Write out every line of the material as it stands, apart from the pictures.

PROVIDED DATA
** START **

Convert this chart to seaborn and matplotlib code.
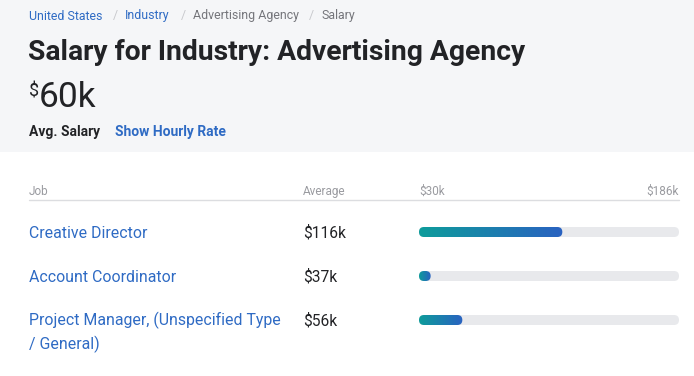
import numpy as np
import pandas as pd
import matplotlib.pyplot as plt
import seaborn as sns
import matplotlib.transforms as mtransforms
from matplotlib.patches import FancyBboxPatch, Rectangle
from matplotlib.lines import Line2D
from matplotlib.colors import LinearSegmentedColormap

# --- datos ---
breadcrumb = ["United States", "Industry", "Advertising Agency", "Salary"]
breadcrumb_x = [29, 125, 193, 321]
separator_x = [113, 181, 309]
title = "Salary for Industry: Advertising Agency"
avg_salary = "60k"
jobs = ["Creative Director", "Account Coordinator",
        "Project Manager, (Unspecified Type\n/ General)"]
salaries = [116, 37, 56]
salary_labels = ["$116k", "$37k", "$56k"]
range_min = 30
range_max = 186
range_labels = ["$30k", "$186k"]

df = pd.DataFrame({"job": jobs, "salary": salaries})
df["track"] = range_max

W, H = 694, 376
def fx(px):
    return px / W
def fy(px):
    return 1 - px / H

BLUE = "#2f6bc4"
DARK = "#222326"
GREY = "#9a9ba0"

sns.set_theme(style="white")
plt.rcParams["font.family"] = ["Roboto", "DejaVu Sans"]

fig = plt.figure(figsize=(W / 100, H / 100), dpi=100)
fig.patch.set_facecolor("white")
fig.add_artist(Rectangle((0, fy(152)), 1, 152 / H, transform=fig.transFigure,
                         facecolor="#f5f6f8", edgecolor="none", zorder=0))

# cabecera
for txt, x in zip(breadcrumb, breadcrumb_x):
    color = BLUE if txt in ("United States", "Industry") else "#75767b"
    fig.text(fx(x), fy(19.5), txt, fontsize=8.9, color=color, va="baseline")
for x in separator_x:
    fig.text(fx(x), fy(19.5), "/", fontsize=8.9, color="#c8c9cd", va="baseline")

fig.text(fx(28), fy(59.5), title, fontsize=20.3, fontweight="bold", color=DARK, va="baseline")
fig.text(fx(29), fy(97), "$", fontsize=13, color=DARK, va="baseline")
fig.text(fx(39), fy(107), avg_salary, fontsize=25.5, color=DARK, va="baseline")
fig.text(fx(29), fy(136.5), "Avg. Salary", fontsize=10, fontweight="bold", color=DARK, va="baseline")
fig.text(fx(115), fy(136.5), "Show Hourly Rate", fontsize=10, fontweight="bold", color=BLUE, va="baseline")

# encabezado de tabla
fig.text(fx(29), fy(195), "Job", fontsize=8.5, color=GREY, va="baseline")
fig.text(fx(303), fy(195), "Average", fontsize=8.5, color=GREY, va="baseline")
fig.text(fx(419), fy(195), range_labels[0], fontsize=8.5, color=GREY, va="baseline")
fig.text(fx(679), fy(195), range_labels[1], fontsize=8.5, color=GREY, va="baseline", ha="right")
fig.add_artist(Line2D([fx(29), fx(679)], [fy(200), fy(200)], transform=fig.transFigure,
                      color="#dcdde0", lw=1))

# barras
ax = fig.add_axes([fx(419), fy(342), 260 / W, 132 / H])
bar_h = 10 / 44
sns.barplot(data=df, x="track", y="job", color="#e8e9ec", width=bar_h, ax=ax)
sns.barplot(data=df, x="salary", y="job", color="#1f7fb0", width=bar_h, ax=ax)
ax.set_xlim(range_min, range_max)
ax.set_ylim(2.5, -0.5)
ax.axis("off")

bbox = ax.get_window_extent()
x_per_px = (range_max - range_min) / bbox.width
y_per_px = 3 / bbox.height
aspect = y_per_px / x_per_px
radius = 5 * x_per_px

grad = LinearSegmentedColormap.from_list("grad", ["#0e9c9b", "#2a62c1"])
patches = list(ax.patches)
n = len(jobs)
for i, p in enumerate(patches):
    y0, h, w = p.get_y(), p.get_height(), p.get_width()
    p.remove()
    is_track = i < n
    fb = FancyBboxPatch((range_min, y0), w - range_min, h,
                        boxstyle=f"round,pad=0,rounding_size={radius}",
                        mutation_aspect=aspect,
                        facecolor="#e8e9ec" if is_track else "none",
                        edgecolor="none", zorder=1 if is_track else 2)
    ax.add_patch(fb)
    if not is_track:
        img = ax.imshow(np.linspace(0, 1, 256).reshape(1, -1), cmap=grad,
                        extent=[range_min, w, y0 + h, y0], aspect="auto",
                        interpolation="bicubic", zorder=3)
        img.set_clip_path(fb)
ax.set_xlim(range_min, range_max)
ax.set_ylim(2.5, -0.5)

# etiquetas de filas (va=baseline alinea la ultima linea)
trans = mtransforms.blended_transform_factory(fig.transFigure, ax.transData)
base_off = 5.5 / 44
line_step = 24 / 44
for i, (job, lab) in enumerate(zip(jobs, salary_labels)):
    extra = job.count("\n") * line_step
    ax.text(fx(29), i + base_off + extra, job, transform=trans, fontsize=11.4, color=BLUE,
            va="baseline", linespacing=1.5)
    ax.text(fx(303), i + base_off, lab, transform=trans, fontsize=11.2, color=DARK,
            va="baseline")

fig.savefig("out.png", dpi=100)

** END **

CORRECT RESULT
Convert this chart to seaborn and matplotlib code.
import numpy as np
import pandas as pd
import matplotlib.pyplot as plt
import seaborn as sns
import matplotlib.transforms as mtransforms
from matplotlib.patches import FancyBboxPatch, Rectangle
from matplotlib.lines import Line2D
from matplotlib.colors import LinearSegmentedColormap

# --- datos ---
breadcrumb = ["United States", "Industry", "Advertising Agency", "Salary"]
breadcrumb_x = [29, 125, 193, 321]
separator_x = [113, 181, 309]
title = "Salary for Industry: Advertising Agency"
avg_salary = "60k"
jobs = ["Creative Director", "Account Coordinator",
        "Project Manager, (Unspecified Type\n/ General)"]
salaries = [116, 37, 56]
salary_labels = ["$116k", "$37k", "$56k"]
range_min = 30
range_max = 186
range_labels = ["$30k", "$186k"]

df = pd.DataFrame({"job": jobs, "salary": salaries})
df["track"] = range_max

W, H = 694, 376
def fx(px):
    return px / W
def fy(px):
    return 1 - px / H

BLUE = "#2f6bc4"
DARK = "#222326"
GREY = "#9a9ba0"

sns.set_theme(style="white")
plt.rcParams["font.family"] = ["Roboto", "DejaVu Sans"]

fig = plt.figure(figsize=(W / 100, H / 100), dpi=100)
fig.patch.set_facecolor("white")
fig.add_artist(Rectangle((0, fy(152)), 1, 152 / H, transform=fig.transFigure,
                         facecolor="#f5f6f8", edgecolor="none", zorder=0))

# cabecera
for txt, x in zip(breadcrumb, breadcrumb_x):
    color = BLUE if txt in ("United States", "Industry") else "#75767b"
    fig.text(fx(x), fy(19.5), txt, fontsize=8.9, color=color, va="baseline")
for x in separator_x:
    fig.text(fx(x), fy(19.5), "/", fontsize=8.9, color="#c8c9cd", va="baseline")

fig.text(fx(28), fy(59.5), title, fontsize=20.3, fontweight="bold", color=DARK, va="baseline")
fig.text(fx(29), fy(97), "$", fontsize=13, color=DARK, va="baseline")
fig.text(fx(39), fy(107), avg_salary, fontsize=25.5, color=DARK, va="baseline")
fig.text(fx(29), fy(136.5), "Avg. Salary", fontsize=10, fontweight="bold", color=DARK, va="baseline")
fig.text(fx(115), fy(136.5), "Show Hourly Rate", fontsize=10, fontweight="bold", color=BLUE, va="baseline")

# encabezado de tabla
fig.text(fx(29), fy(195), "Job", fontsize=8.5, color=GREY, va="baseline")
fig.text(fx(303), fy(195), "Average", fontsize=8.5, color=GREY, va="baseline")
fig.text(fx(419), fy(195), range_labels[0], fontsize=8.5, color=GREY, va="baseline")
fig.text(fx(679), fy(195), range_labels[1], fontsize=8.5, color=GREY, va="baseline", ha="right")
fig.add_artist(Line2D([fx(29), fx(679)], [fy(200), fy(200)], transform=fig.transFigure,
                      color="#dcdde0", lw=1))

# barras
ax = fig.add_axes([fx(419), fy(342), 260 / W, 132 / H])
bar_h = 10 / 44
sns.barplot(data=df, x="track", y="job", color="#e8e9ec", width=bar_h, ax=ax)
sns.barplot(data=df, x="salary", y="job", color="#1f7fb0", width=bar_h, ax=ax)
ax.set_xlim(range_min, range_max)
ax.set_ylim(2.5, -0.5)
ax.axis("off")

bbox = ax.get_window_extent()
x_per_px = (range_max - range_min) / bbox.width
y_per_px = 3 / bbox.height
aspect = y_per_px / x_per_px
radius = 5 * x_per_px

grad = LinearSegmentedColormap.from_list("grad", ["#0e9c9b", "#2a62c1"])
patches = list(ax.patches)
n = len(jobs)
for i, p in enumerate(patches):
    y0, h, w = p.get_y(), p.get_height(), p.get_width()
    p.remove()
    is_track = i < n
    fb = FancyBboxPatch((range_min, y0), w - range_min, h,
                        boxstyle=f"round,pad=0,rounding_size={radius}",
                        mutation_aspect=aspect,
                        facecolor="#e8e9ec" if is_track else "none",
                        edgecolor="none", zorder=1 if is_track else 2)
    ax.add_patch(fb)
    if not is_track:
        img = ax.imshow(np.linspace(0, 1, 256).reshape(1, -1), cmap=grad,
                        extent=[range_min, w, y0 + h, y0], aspect="auto",
                        interpolation="bicubic", zorder=3)
        img.set_clip_path(fb)
ax.set_xlim(range_min, range_max)
ax.set_ylim(2.5, -0.5)

# etiquetas de filas (va=baseline alinea la ultima linea)
trans = mtransforms.blended_transform_factory(fig.transFigure, ax.transData)
base_off = 5.5 / 44
line_step = 24 / 44
for i, (job, lab) in enumerate(zip(jobs, salary_labels)):
    extra = job.count("\n") * line_step
    ax.text(fx(29), i + base_off + extra, job, transform=trans, fontsize=11.4, color=BLUE,
            va="baseline", linespacing=1.5)
    ax.text(fx(303), i + base_off, lab, transform=trans, fontsize=11.2, color=DARK,
            va="baseline")

fig.savefig("out.png", dpi=100)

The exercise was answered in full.